Gordon Stewart, Rachel Evans praised
By Liz Schevtchuk Armstrong
On Sunday (Dec. 21), admirers of classical music, Gordon Stewart’s genius, St. Mary’s Episcopal Parish — or all three — jammed the church for Handel’s Messiah, which Stewart led in the same place in 2013 but which this year went on without him, 25 days after his death.
Featuring soloists Gabriela Mikova Johnson, soprano; Steven Brennfleck, tenor; Nicholas Tamagna, countertenor; R. Frank Madden, bass; a 24-voice chorus; and a 21-member orchestra, as well as an empty maestro’s podium denoting the loss of Stewart, the concerts packed the church, which holds about 250 people, for each of two performances.
Proceeds from the ticket sales go to St. Mary’s, a historic but financially strapped congregation in the heart of Cold Spring, and the Philipstown Food Pantry.

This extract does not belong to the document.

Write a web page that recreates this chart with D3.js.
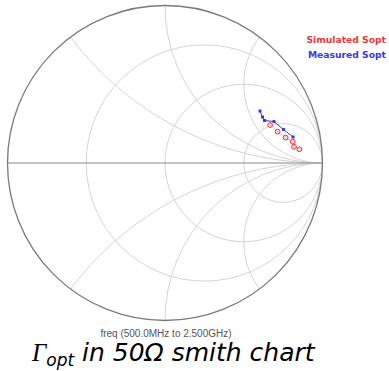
<!DOCTYPE html>
<html>
<head>
<meta charset="utf-8">
<script src="https://cdn.jsdelivr.net/npm/d3@7"></script>
<style>
  body { margin: 0; background: #fff; }
  svg { display: block; }
</style>
</head>
<body>
<div id="chart"></div>
<script>
// grid values of the smith chart
var resistances = [1 / 3, 1, 3];
var reactances = [0.5, 1, 2, -0.5, -1, -2];

// reflection coefficient (re, im), 500MHz .. 2.5GHz
var simRe = [0.667, 0.715, 0.766, 0.811, 0.819, 0.853];
var simIm = [0.241, 0.199, 0.161, 0.135, 0.103, 0.087];
var measRe = [0.603, 0.619, 0.632, 0.692, 0.752, 0.813];
var measIm = [0.330, 0.292, 0.270, 0.263, 0.213, 0.165];

var legendNames = ["Simulated Sopt", "Measured Sopt"];
var legendColors = ["#e8383d", "#3a3ad8"];

var W = 389, H = 371;
var cx = 165, cy = 163, R = 157.5;

var svg = d3.select("#chart").append("svg")
  .attr("width", W)
  .attr("height", H);

var x = d3.scaleLinear().domain([-1, 1]).range([cx - R, cx + R]);
var y = d3.scaleLinear().domain([-1, 1]).range([cy + R, cy - R]);
var k = R; // unit length in px

svg.append("clipPath").attr("id", "unit")
  .append("circle")
  .attr("cx", x(0)).attr("cy", y(0)).attr("r", k);

var grid = svg.append("g").attr("clip-path", "url(#unit)");

// constant resistance circles
grid.selectAll("circle.r")
  .data(resistances)
  .enter().append("circle")
  .attr("class", "r")
  .attr("cx", function(r){ return x(r / (1 + r)); })
  .attr("cy", y(0))
  .attr("r", function(r){ return k / (1 + r); })
  .style("fill", "none")
  .style("stroke", "#d4d4d4")
  .style("stroke-width", 1);

// constant reactance arcs
grid.selectAll("circle.x")
  .data(reactances)
  .enter().append("circle")
  .attr("class", "x")
  .attr("cx", x(1))
  .attr("cy", function(v){ return y(1 / v); })
  .attr("r", function(v){ return k / Math.abs(v); })
  .style("fill", "none")
  .style("stroke", "#d4d4d4")
  .style("stroke-width", 1);

// real axis
svg.append("line")
  .attr("x1", x(-1)).attr("x2", x(1))
  .attr("y1", y(0)).attr("y2", y(0))
  .style("stroke", "#8a8a8a")
  .style("stroke-width", 1.2);

// outer circle
svg.append("circle")
  .attr("cx", x(0)).attr("cy", y(0)).attr("r", k)
  .style("fill", "none")
  .style("stroke", "#7a7a7a")
  .style("stroke-width", 1.3);

var sim = simRe.map(function(v, i){ return [v, simIm[i]]; });
var meas = measRe.map(function(v, i){ return [v, measIm[i]]; });

var line = d3.line()
  .x(function(d){ return x(d[0]); })
  .y(function(d){ return y(d[1]); });

svg.append("path")
  .datum(sim)
  .attr("d", line)
  .style("fill", "none")
  .style("stroke", "#f0a0a0")
  .style("stroke-width", 0.8);

svg.selectAll("circle.sim")
  .data(sim)
  .enter().append("circle")
  .attr("class", "sim")
  .attr("cx", function(d){ return x(d[0]); })
  .attr("cy", function(d){ return y(d[1]); })
  .attr("r", 2.4)
  .style("fill", "#fbd0d0")
  .style("stroke", legendColors[0])
  .style("stroke-width", 1);

svg.append("path")
  .datum(meas)
  .attr("d", line)
  .style("fill", "none")
  .style("stroke", legendColors[1])
  .style("stroke-width", 1);

svg.selectAll("rect.meas")
  .data(meas)
  .enter().append("rect")
  .attr("class", "meas")
  .attr("x", function(d){ return x(d[0]) - 1.5; })
  .attr("y", function(d){ return y(d[1]) - 1.5; })
  .attr("width", 3)
  .attr("height", 3)
  .style("fill", legendColors[1]);

// legend
svg.selectAll("text.leg")
  .data(legendNames)
  .enter().append("text")
  .attr("class", "leg")
  .attr("x", 386)
  .attr("y", function(d, i){ return 43 + i * 15; })
  .attr("text-anchor", "end")
  .style("font-family", "DejaVu Sans, sans-serif")
  .style("font-size", "9.2px")
  .style("font-weight", "bold")
  .style("fill", function(d, i){ return legendColors[i]; })
  .text(function(d){ return d; });

// sweep label
svg.append("text")
  .attr("x", 166)
  .attr("y", 337)
  .attr("text-anchor", "middle")
  .style("font-family", "Liberation Sans, Arial, sans-serif")
  .style("font-size", "10px")
  .style("fill", "#555")
  .text("freq (500.0MHz to 2.500GHz)");

// caption
var cap = svg.append("text")
  .attr("x", 32)
  .attr("y", 361)
  .style("font-size", "25px")
  .style("fill", "#000");
cap.append("tspan")
  .style("font-family", "Liberation Serif, serif")
  .style("font-style", "italic")
  .text("\u0393");
cap.append("tspan")
  .attr("dy", 5)
  .style("font-family", "DejaVu Sans, sans-serif")
  .style("font-style", "oblique")
  .style("font-size", "17px")
  .text("opt");
cap.append("tspan")
  .attr("dy", -5)
  .style("font-family", "DejaVu Sans, sans-serif")
  .style("font-style", "oblique")
  .text(" in 50\u03a9 smith chart");
</script>
</body>
</html>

A former White House speechwriter, business executive, volunteer firefighter, art connoisseur and founder of Philipstown.info and its weekly print edition, The Paper, Stewart also was an expert conductor and pianist.
In introducing the performances, the Rev. Shane Scott-Hamblen, St. Mary’s rector, described the teamwork that made the Messiah performance possible. Stewart, “a classical and frustrated Viennese-trained musician had a big dream on his bucket list, and a poor but welcoming parish desperately needed funds,” he said. “Both would be able to have their dreams realized” through the productions. Stewart and Scott-Hamblen also became close friends as Stewart battled illness.
The priest noted that in the 2013 concerts, when Stewart took a seat while the soloists sang, it was in part a salute to them but also “because he knew he was dying of emphysema and he needed to catch his breath, but he didn’t want the public to know. He knew at this concert last year that he was dying.”
St. Mary’s subsequently installed a plaque in his honor, and that gesture and Stewart’s memories of the performances “were so poignant to him and us,” Scott-Hamblen added. “It was a rare thing to see Gordon cry. He knew he will always be remembered here.”
Just as Scott-Hamblen praised Stewart, the latter’s widow, Zanne Early Stewart, paid tribute to concertmaster Rachel Evans, a Garrison resident who worked with Stewart in creating the 2013 and 2014 performances and carried on alone in his absence. This year’s concerts “would not have come to pass” without Evans, said Early Stewart in a statement read by Scott-Hamblen.
Early Stewart explained that “one of my great pleasures over the past few years” was witnessing the collaboration between her husband and Evans, a violinist.
“I, who don’t ‘speak music,’ may not have understood all of their vocabulary, but the communication was unmistakable: pure joy. These performances are dedicated to Gordon,” Early Stewart concluded, “but it is Rachel’s dedication to him and to the music that allow us all to be here today. Thank you, Rachel, for the grace and humor that have brought the 2014 Philipstown Messiahs to fruition.”